Boxer Claressa Shields' Long Fight for Olympic Glory
The 21-year-old Flint, Michigan native is aiming for her second gold medal.
-- Olympic boxer Claressa Shields has come a long way from the gritty streets she grew up on.
The 21-year-old has 75 wins, two world championships and an Olympic gold medal under her belt -- she won her first gold in 2012 when she was just 17. Now she's competing in Rio at the 2016 Games to go for gold a second time. Only two other women in history have won Olympic gold in boxing, which happened in 2012 when women's competition boxing was included in the Olympics for the first time.
"I enjoy fighting. Period," Shields said. "I just enjoy being able to show someone I can outbox them."
"I'm an athlete. I'm a boxer," she continued. "I'm just as fast as you. I'm just as strong as you. I'm just as skilled... I get to fight without going to jail. You fight in the streets, you get locked up."
Growing up in Flint, Mich., which has been plagued by gang violence and a drinking water crisis, Shields learned to fight for everything. There's a lot riding on her powerful shoulders, including helping to take care of her family.
"I don't really let anything be pressure to me," Shields said. "I don't know why. I kind of just accept it. I just do it, accept it, but I want to help my family."
Oddly, the boxing ring, where people pummel each other, was always her refuge.
"I know some people that were killed but they were into gang violence and the wrong kind of people," Shields said. "It's still hurtful and I miss a lot of my friends."
But Shields wasn't spared from all violence. In the PBS documentary, "T-Rex," she said she was raped as a child. Shields said she decided to share her story after she heard another young women recount her horrible childhood experiences.
"I had went to the University of Michigan-Flint. There was a girl who was talking about her mom who sold her for some drugs," she said. "She was 17 and for her to get up there and tell her story, I was like, 'I would never.' ... I felt like a coward."
"I was like, 'look at me on this huge pedestal,' and you know, 'boxing is my way out and not telling my story,'" Shields added. "So me hearing hers made me decide I would speak about it."
But it's a story that she chooses not to use to define herself.
"That's not my story, that's not why I box," she said. "I like boxing because I walk into the gym and everyone was working hard. That's why I like boxing. Me being raped and molested has nothing to do with that."
Shields met her longtime trainer Jason Crutchfield at Berston Field House, a boxing gym in Flint. When he first saw her come in, he didn't pay much attention.
"I didn't want to mess with no female boxers," he said. "I didn't believe in female boxing... and she was doing better than the boys."
For eight years, Crutchfield guided her through every punch.
"She would be the first one here every time," Crutchfield said. "I say, 'OK, be down to Berston at 8 o'clock.' She would be here at 6 o'clock in the morning.'"
In preparing for the London Olympics in 2012, Shields split her time between training and high school, living in six different homes.

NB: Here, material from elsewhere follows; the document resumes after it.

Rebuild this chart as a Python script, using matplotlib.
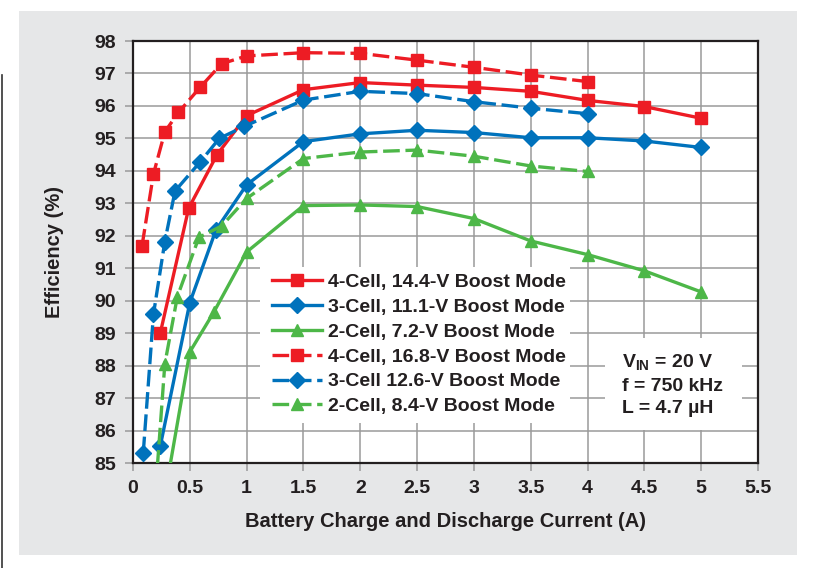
import matplotlib.pyplot as plt
from matplotlib.patches import Rectangle
from matplotlib.lines import Line2D

plt.rcParams['font.family'] = ['Liberation Sans', 'DejaVu Sans']
plt.rcParams['font.weight'] = 'bold'
plt.rcParams['mathtext.fontset'] = 'custom'
plt.rcParams['mathtext.rm'] = 'Liberation Sans:bold'
plt.rcParams['mathtext.bf'] = 'Liberation Sans:bold'

# battery current (A) and efficiency (%) per configuration
i_144 = [0.24, 0.49, 0.74, 1.0, 1.5, 2.0, 2.5, 3.0, 3.5, 4.0, 4.5, 5.0]
eff_144 = [89.0, 92.85, 94.5, 95.7, 96.5, 96.72, 96.64, 96.57, 96.45, 96.17, 95.98, 95.62]

i_111 = [0.24, 0.5, 0.73, 1.0, 1.5, 2.0, 2.5, 3.0, 3.5, 4.0, 4.5, 5.0]
eff_111 = [85.52, 89.94, 92.18, 93.57, 94.9, 95.14, 95.25, 95.18, 95.02, 95.02, 94.92, 94.72]

i_72 = [0.25, 0.5, 0.71, 1.0, 1.5, 2.0, 2.5, 3.0, 3.5, 4.0, 4.5, 5.0]
eff_72 = [83.4, 88.42, 89.64, 91.5, 92.93, 92.95, 92.9, 92.53, 91.84, 91.42, 90.92, 90.27]

i_168 = [0.08, 0.18, 0.28, 0.4, 0.59, 0.78, 1.0, 1.5, 2.0, 2.5, 3.0, 3.5, 4.0]
eff_168 = [91.7, 93.9, 95.2, 95.8, 96.57, 97.3, 97.54, 97.64, 97.62, 97.41, 97.19, 96.95, 96.75]

i_126 = [0.09, 0.18, 0.28, 0.37, 0.59, 0.76, 0.98, 1.5, 2.0, 2.5, 3.0, 3.5, 4.0]
eff_126 = [85.3, 89.58, 91.82, 93.38, 94.27, 95.0, 95.37, 96.18, 96.45, 96.38, 96.13, 95.93, 95.76]

i_84 = [0.2, 0.28, 0.39, 0.58, 0.78, 1.0, 1.5, 2.0, 2.5, 3.0, 3.5, 4.0]
eff_84 = [84.2, 88.05, 90.12, 91.95, 92.3, 93.15, 94.38, 94.58, 94.64, 94.45, 94.15, 93.98]

RED = '#ED1C24'
BLUE = '#0072BC'
GREEN = '#4DB748'
INK = '#231F20'
GRID = '#9A9A9A'

series = [
    (i_144, eff_144, RED, 's', '-', '4-Cell, 14.4-V Boost Mode'),
    (i_111, eff_111, BLUE, 'D', '-', '3-Cell, 11.1-V Boost Mode'),
    (i_72, eff_72, GREEN, '^', '-', '2-Cell, 7.2-V Boost Mode'),
    (i_168, eff_168, RED, 's', '--', '4-Cell, 16.8-V Boost Mode'),
    (i_126, eff_126, BLUE, 'D', '--', '3-Cell 12.6-V Boost Mode'),
    (i_84, eff_84, GREEN, '^', '--', '2-Cell, 8.4-V Boost Mode'),
]
marker_sizes = {'s': 8.5, 'D': 8.5, '^': 9}

fig = plt.figure(figsize=(8.15, 5.68), dpi=100)
fig.patches.append(Rectangle((19 / 815, 1 - 555 / 568), 778 / 815, 544 / 568,
                             transform=fig.transFigure, facecolor='#E6E7E8',
                             edgecolor='none', zorder=-5))
fig.lines.append(Line2D([1.5 / 815, 1.5 / 815], [0, 1 - 75 / 568],
                        transform=fig.transFigure, color='#333333', lw=1.2,
                        zorder=-5))

ax = fig.add_axes([133 / 815, 1 - 463 / 568, 625 / 815, 422 / 568])
ax.set_facecolor('white')
ax.set_axisbelow(True)

for x, y, color, mk, ls, label in series:
    line, = ax.plot(x, y, color=color, lw=2.4, ls=ls, marker=mk,
                    ms=marker_sizes[mk], mec=color, mfc=color, label=label,
                    zorder=3)
    if ls == '--':
        line.set_dashes((5, 1.7))

ax.set_xlim(0, 5.5)
ax.set_ylim(85, 98)
ax.set_xticks([0, 0.5, 1, 1.5, 2, 2.5, 3, 3.5, 4, 4.5, 5, 5.5])
ax.set_xticklabels(['0', '0.5', '1', '1.5', '2', '2.5', '3', '3.5', '4', '4.5', '5', '5.5'])
ax.set_yticks(range(85, 99))
ax.grid(True, color=GRID, lw=1.1)
ax.tick_params(axis='both', direction='out', length=6, width=1.1, color=GRID,
               labelsize=14, labelcolor=INK)
ax.tick_params(axis='y', pad=6)
ax.tick_params(axis='x', pad=6)
for lab in ax.get_xticklabels() + ax.get_yticklabels():
    lab.set_fontweight('bold')
for sp in ax.spines.values():
    sp.set_color(INK)
    sp.set_linewidth(1.6)

ax.set_xlabel('Battery Charge and Discharge Current (A)', fontsize=14.5,
              fontweight='bold', color=INK, labelpad=11)
ax.set_ylabel('Efficiency (%)', fontsize=14.5, fontweight='bold', color=INK,
              labelpad=22)

# white panels behind the legend and the operating conditions
ax.add_patch(Rectangle((0.203, 0.095), 0.496, 0.37, transform=ax.transAxes,
                       facecolor='white', edgecolor='none', zorder=1))
ax.add_patch(Rectangle((0.755, 0.078), 0.219, 0.218, transform=ax.transAxes,
                       facecolor='white', edgecolor='none', zorder=1))

leg = ax.legend(loc='upper left', bbox_to_anchor=(0.222, 0.449), frameon=False,
                borderpad=0, borderaxespad=0, handlelength=2.6,
                handletextpad=0.3, labelspacing=0.37,
                prop={'family': 'Liberation Sans', 'weight': 'bold', 'size': 14})
for t in leg.get_texts():
    t.set_color(INK)

cond = [r'V$_{\mathrm{IN}}$ = 20 V', 'f = 750 kHz', 'L = 4.7 µH']
for txt, yb in zip(cond, [0.227, 0.171, 0.118]):
    ax.text(0.782, yb, txt, transform=ax.transAxes, fontsize=14,
            fontweight='bold', color=INK, va='baseline', ha='left', zorder=4)

fig.savefig('out.png', dpi=100, facecolor='white')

"I was moving everywhere," she said. "Making my own decisions, trying to make the right decisions in my life."
But Shields believes her traumatic childhood is one of the sources of her strength -- and boxing was her way out.
"Everyone is different," she said. "I definitely think I'm tougher than most of them... I guess I can blame it on my upbringing and where I'm from, but at the end of the day, we're all fighters no matter where we come from."
And she's taken her setbacks. Despite winning gold in London, Shields received fewer endorsements than her counterparts in other sports, though this time around, endorsements are coming in. Just a few months before the 2012 Olympics, Shields went into the world championships undefeated and experienced her first and only loss of her career to date.
Even still, she's the favorite to win gold at Rio, and she continues to push for glory, fist over fist.
"If I win a second gold medal, I believe I should get a freakin million-dollar deal to go professional," Shields said. "Two Olympic gold medals at the age of 21? Oh, come on, there's no way I shouldn't."